A role with global impact
Mo is currently a West African trading operator, which means he is responsible for moving products including gasoil, gasoline and jet fuel into Ghana. These products are used primarily for mobility, industry and household heating. His day-to-day involves liaising between suppliers and recipients and ensuring the safe and timely delivery of the products.
It’s a role that has pushed Mo out of his comfort zone, which – as someone who loves to learn – is nerve-wracking but exciting at the same time: “I’m not the most outspoken person,” he explains. “I’m much more comfortable making a decision based on data. But now my job is to talk to people and resolve problems. It’s very scary, but that’s why I chose it, because I wanted to grow my skills.”
His favourite aspect of the role is the tangible real-world impact it has: “The products that we deliver have a big impact on people’s lives. For example, if a shipment gets delayed due to weather issues, it could result in shutdowns. So, I can see how important the work that we do is.” He thrives on the responsibility of trying to find innovative solutions to problems like these, and building strong relationships with suppliers and customers.
Challenging stereotypes in trading
Mo is passionate about trading, and believes that more people might feel the same if we could break down stereotypes about what it means to be a trader: “There can be this very specific image of what a trader is like: it’s always a man, someone who has a very strong personality, and is very outspoken. That’s not necessarily my personality,” Mo explains. “I want to prove to myself and to others that traders don’t have to have to fit that stereotype.”

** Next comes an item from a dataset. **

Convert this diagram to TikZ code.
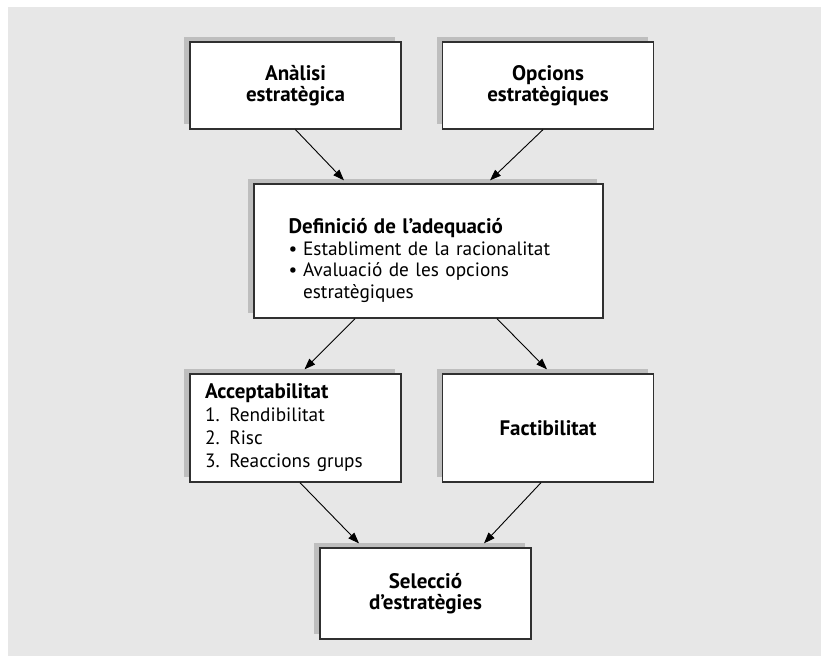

From his experience, there are many different ways to become a successful trader if you have the right motivation, and a supportive and inclusive team behind you. For Mo, the culture at bp strikes the right balance:
bp brings in grads and nurtures them, gives them training and also at the same time lets them try many things so we can decide where we want to go.
Whether you are an intern or a grad, you get a lot of real responsibility.
This is what makes Mo feel confident that, as a graduate, he’ll play a part in influencing bp’s future:
There is so much space to be part of influencing bp’s energy transition, even as a grad. We have an open channel to suggest what kind of things they should consider looking into. The grads are the future.